Privately, US officials appear to have accepted that airstrikes would mean the end of UNSCOM's inspections. And since Saddam realizes he will not get UN sanctions against Iraq lifted, he has no incentive to cooperate with inspections anyway. With his chemical weaponsmaking capability, he remains a threat to either the world's main oil-producing region or Israel, or both, officials say.

"If the US strikes, how can it be considered coherent with the possible return of UNSCOM?" says a European diplomat in Washington. "Nobody is happy about that. It's a risk. But it has to be considered within a broader framework."

The UN monitors packed up Wednesday and left Iraq, citing the looming possibility of attack by the growing force of American aircraft and cruise missile-armed ships in the Gulf.

Other experts see more cynical reasons for the apparent US willingness to sacrifice UNSCOM. While it has been successful in rooting out much of Iraq's illicit weapons, it has become harder for the US to support them amid pressure from France, Russia, and others to ease sanctions so they can resume business with Baghdad, they say.

Furthermore, the Iraqis have become enormously adept at concealing components of their weapons programs, making it unlikely that UNSCOM will ever uncover them all. To continue the effort means a future of periodic showdowns with Saddam that are expensive, further straining an already overstretched US military and doing little to end his grip on power.

"I think the US has come to the point where it can no longer support UNSCOM," asserts Scott Ritter, a former inspector who quit in anger over what he says was a decision by Washington earlier this year to gradually abandon UNSCOM.

Indeed, since a clash was averted by UN mediation in February, there has been a notable shift in the Clinton administration's policy. In February, the US beat loudly the drums of war. Secretary of State Madeleine Albright likened Saddam to Hitler, while President Clinton asserted that UNSCOM was critical to the future "of our grandchildren."

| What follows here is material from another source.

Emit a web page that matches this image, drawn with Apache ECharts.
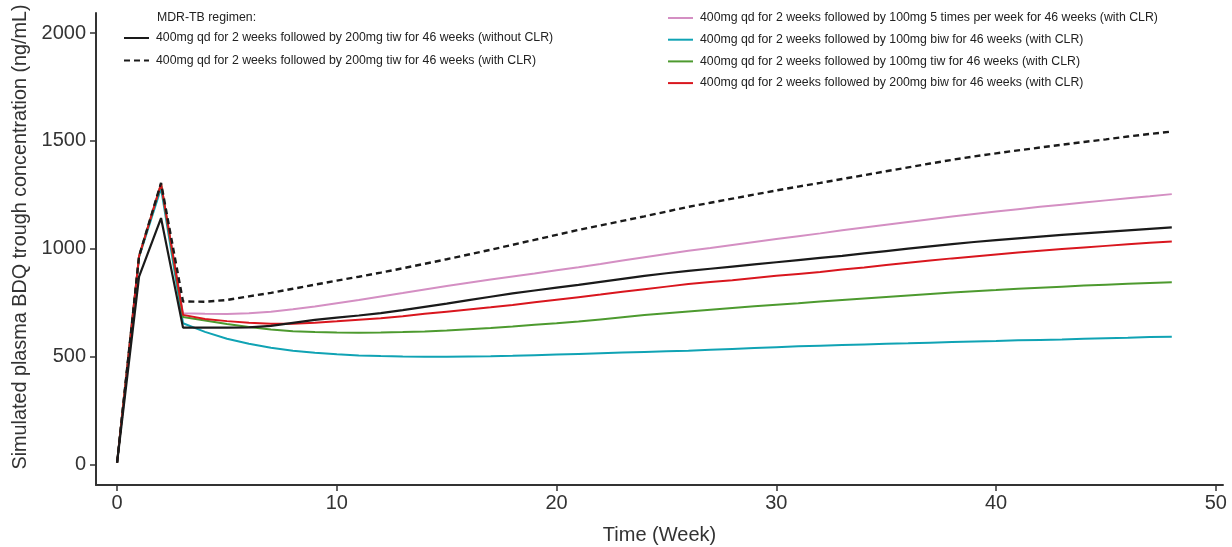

Since then, however, Washington has pressured UNSCOM to cancel especially intrusive inspections. US officials have also signaled that US policy to "contain Saddam" will now emphasize a tightening of the sanctions and ensuring that he makes no move to threaten Iraq's neighbors by maintaining a strong US military presence in the Gulf.

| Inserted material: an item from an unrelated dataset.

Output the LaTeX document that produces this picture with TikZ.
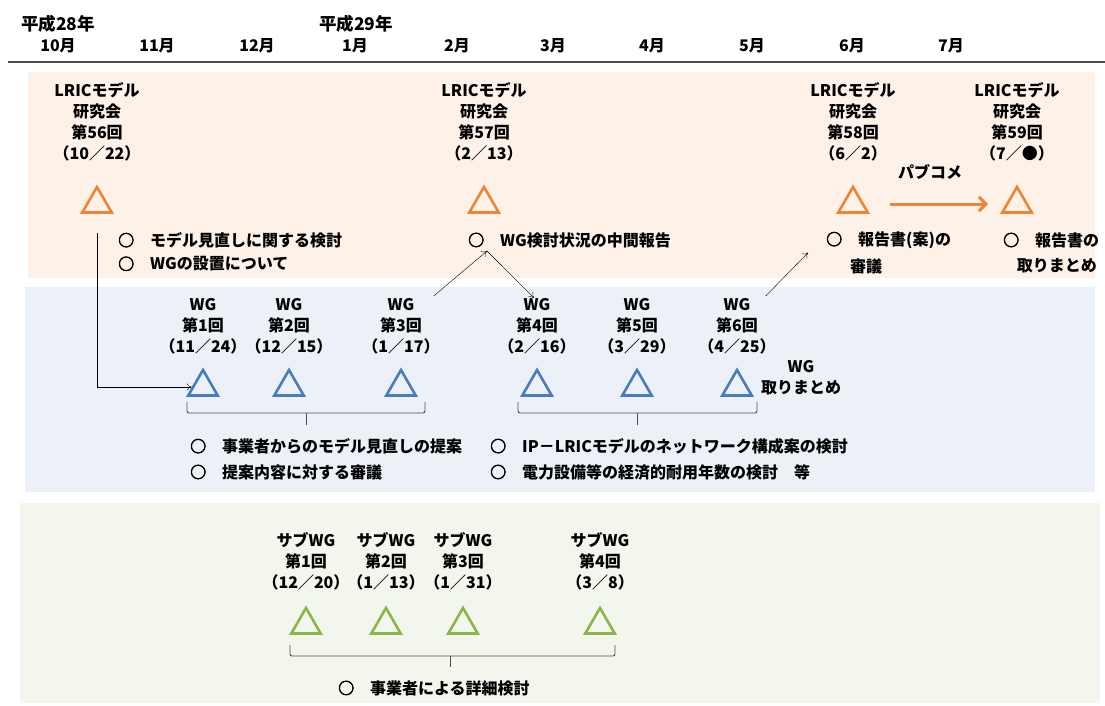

Given this, the question of what the US hopes to achieve through airstrikes remains unclear. US officials say attacks targeted at his illicit weapons facilities, the Special Republican Guard and other security pillars of Saddam's regime, would "degrade" his ability to threaten others and could trigger a coup by his opponents in the Iraqi military.

Many experts, however, express considerable doubts about these objectives. Instead, they say, the US airstrikes will be intended more as punishment for Saddam's defiance and as a way of restoring credibility Washington lost when it failed to act on a threat to immediately use force after Iraq began limiting UNSCOM inspections in August.

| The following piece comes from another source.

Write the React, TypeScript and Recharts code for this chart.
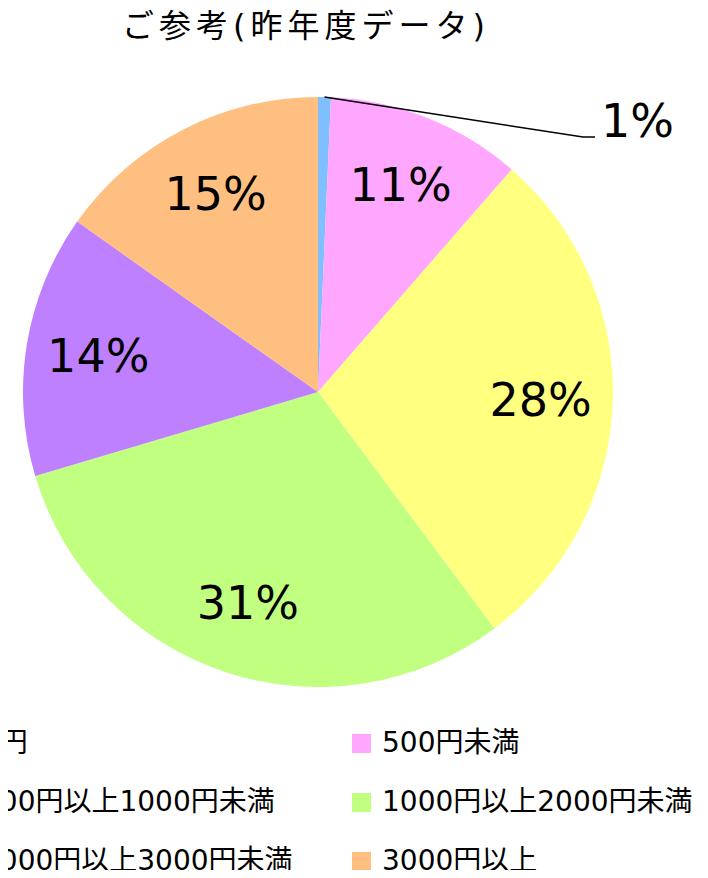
import React from 'react';
import { PieChart, Pie, Cell, Legend } from 'recharts';

const categories = [
  '0円',
  '500円未満',
  '500円以上1000円未満',
  '1000円以上2000円未満',
  '2000円以上3000円未満',
  '3000円以上',
];
const shares = [0.7, 10.7, 28.4, 30.6, 14.4, 15.2];
const colors = ['#80BFFF', '#FFA6FF', '#FFFF80', '#C0FF80', '#BF80FF', '#FFBF80'];

const data = categories.map((name, i) => ({ name, value: shares[i] }));

const FONT = '"DejaVu Sans", "Noto Sans CJK JP", sans-serif';
const RADIAN = Math.PI / 180;

const renderLabel = (props: any) => {
  const { cx, cy, midAngle, outerRadius, value } = props;
  const text = `${Math.round(value)}%`;
  if (value < 2) {
    // small slice: leader line out to the right
    const sx = cx + outerRadius * Math.cos(-midAngle * RADIAN);
    const sy = cy + outerRadius * Math.sin(-midAngle * RADIAN);
    const ex = cx + 265;
    const ey = cy - 255;
    return (
      <g>
        <polyline
          points={`${sx},${sy} ${ex},${ey} ${ex + 12},${ey}`}
          fill="none"
          stroke="#000"
          strokeWidth={1.5}
        />
        <text x={ex + 18} y={ey} fill="#000" fontSize={46} fontFamily={FONT} textAnchor="start">
          {text}
        </text>
      </g>
    );
  }
  const r = outerRadius * 0.755;
  const x = cx + r * Math.cos(-midAngle * RADIAN);
  const y = cy + r * Math.sin(-midAngle * RADIAN);
  return (
    <text x={x} y={y} fill="#000" fontSize={46} fontFamily={FONT} textAnchor="middle" dominantBaseline="central">
      {text}
    </text>
  );
};

// legend in the same order as the data, two columns
const renderLegend = () => (
  <div
    style={{
      display: 'grid',
      gridTemplateColumns: '400px 400px',
      gridAutoRows: '59px',
      fontFamily: FONT,
      fontSize: 28,
      color: '#000',
    }}
  >
    {categories.map((name, i) => (
      <div key={name} style={{ display: 'flex', alignItems: 'center', whiteSpace: 'nowrap' }}>
        <span
          style={{
            display: 'inline-block',
            width: 19,
            height: 19,
            background: colors[i],
            marginRight: 11,
            position: 'relative',
            top: 4,
          }}
        />
        <span>{name}</span>
      </div>
    ))}
  </div>
);

export default function App() {
  return (
    <div style={{ margin: -8, width: 708, height: 878, overflow: 'hidden', position: 'relative', background: '#fff' }}>
      <div
        style={{
          position: 'absolute',
          top: 8,
          left: 0,
          width: 612,
          textAlign: 'center',
          fontFamily: FONT,
          fontSize: 32,
          letterSpacing: 5,
          lineHeight: '36px',
        }}
      >
        ご参考(昨年度データ)
      </div>
      <PieChart width={708} height={878} margin={{ top: 0, right: 0, bottom: 0, left: 0 }}>
        <Pie
          data={data}
          dataKey="value"
          nameKey="name"
          cx={318}
          cy={392}
          outerRadius={295}
          startAngle={90}
          endAngle={-270}
          stroke="none"
          label={renderLabel}
          labelLine={false}
          isAnimationActive={false}
        >
          {data.map((d, i) => (
            <Cell key={d.name} fill={colors[i]} />
          ))}
        </Pie>
        <Legend
          content={renderLegend}
          wrapperStyle={{ position: 'absolute', left: -48, top: 710, width: 800, height: 168, bottom: 'auto' }}
        />
      </PieChart>
    </div>
  );
}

"If force is used well, it is to achieve a goal like the 1991 Gulf War to get Iraq out of Kuwait," says a European diplomat in Baghdad. "But if force is used now, what goal will be achieved? To punish Iraq? That language is not in the UN Charter."

Nor do Iraqi officials show any sign of wavering in their defiance: "We are ready to confront any military strike," says Trade Minister Mohamed Mehdi Saleh.

Despite the uncertain goals of airstrikes, the US appears to be in a stronger diplomatic position than in February. France and Russia, Iraq's traditional supporters in the UN, this time "deplore" Baghdad's decision to end cooperation with UNSCOM.

Defense Secretary William Cohen's swing through the Gulf last week reportedly yielded promises of support from Saudi Arabia and other key allies. In February, only Kuwait was ready to help.